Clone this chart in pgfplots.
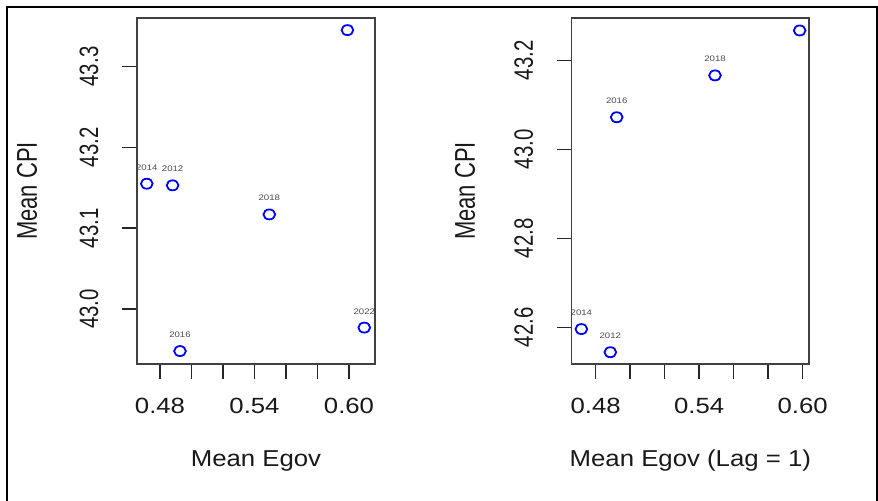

...

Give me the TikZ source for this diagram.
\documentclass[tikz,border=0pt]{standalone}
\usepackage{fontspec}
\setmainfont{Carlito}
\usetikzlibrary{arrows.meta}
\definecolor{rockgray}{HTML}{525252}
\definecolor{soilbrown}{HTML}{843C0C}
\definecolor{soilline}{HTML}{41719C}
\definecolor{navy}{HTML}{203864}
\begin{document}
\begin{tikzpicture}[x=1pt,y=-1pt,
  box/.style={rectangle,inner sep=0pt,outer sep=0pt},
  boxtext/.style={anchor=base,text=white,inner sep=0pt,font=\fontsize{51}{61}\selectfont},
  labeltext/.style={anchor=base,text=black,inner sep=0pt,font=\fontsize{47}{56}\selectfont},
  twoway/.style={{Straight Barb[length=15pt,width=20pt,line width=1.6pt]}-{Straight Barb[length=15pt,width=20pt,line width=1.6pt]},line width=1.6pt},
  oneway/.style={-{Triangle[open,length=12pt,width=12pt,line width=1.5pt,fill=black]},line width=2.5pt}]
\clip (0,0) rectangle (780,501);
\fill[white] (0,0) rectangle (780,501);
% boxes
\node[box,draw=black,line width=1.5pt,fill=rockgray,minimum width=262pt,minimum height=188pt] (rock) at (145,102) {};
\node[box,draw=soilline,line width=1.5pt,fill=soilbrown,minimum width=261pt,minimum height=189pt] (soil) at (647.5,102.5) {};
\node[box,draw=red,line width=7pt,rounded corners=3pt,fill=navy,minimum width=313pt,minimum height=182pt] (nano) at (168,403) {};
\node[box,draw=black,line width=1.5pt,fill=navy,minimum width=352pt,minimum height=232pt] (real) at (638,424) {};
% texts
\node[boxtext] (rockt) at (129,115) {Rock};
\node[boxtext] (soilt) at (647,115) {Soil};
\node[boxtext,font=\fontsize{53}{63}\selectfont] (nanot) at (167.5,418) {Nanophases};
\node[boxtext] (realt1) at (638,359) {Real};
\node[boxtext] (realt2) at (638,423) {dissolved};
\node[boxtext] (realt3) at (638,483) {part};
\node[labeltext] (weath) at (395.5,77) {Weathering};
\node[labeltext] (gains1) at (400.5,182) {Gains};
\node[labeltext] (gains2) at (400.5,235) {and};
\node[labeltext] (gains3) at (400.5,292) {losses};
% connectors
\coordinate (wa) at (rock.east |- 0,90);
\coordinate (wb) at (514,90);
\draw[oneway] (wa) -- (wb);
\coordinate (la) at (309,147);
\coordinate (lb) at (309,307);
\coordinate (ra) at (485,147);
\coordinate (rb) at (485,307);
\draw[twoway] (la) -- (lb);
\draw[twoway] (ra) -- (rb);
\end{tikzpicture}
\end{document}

YOUR OBJECTIVE: Read through the entries and copy each line in which "this" appears.

TASK ANSWER:
Clone this chart in pgfplots.
Give me the TikZ source for this diagram.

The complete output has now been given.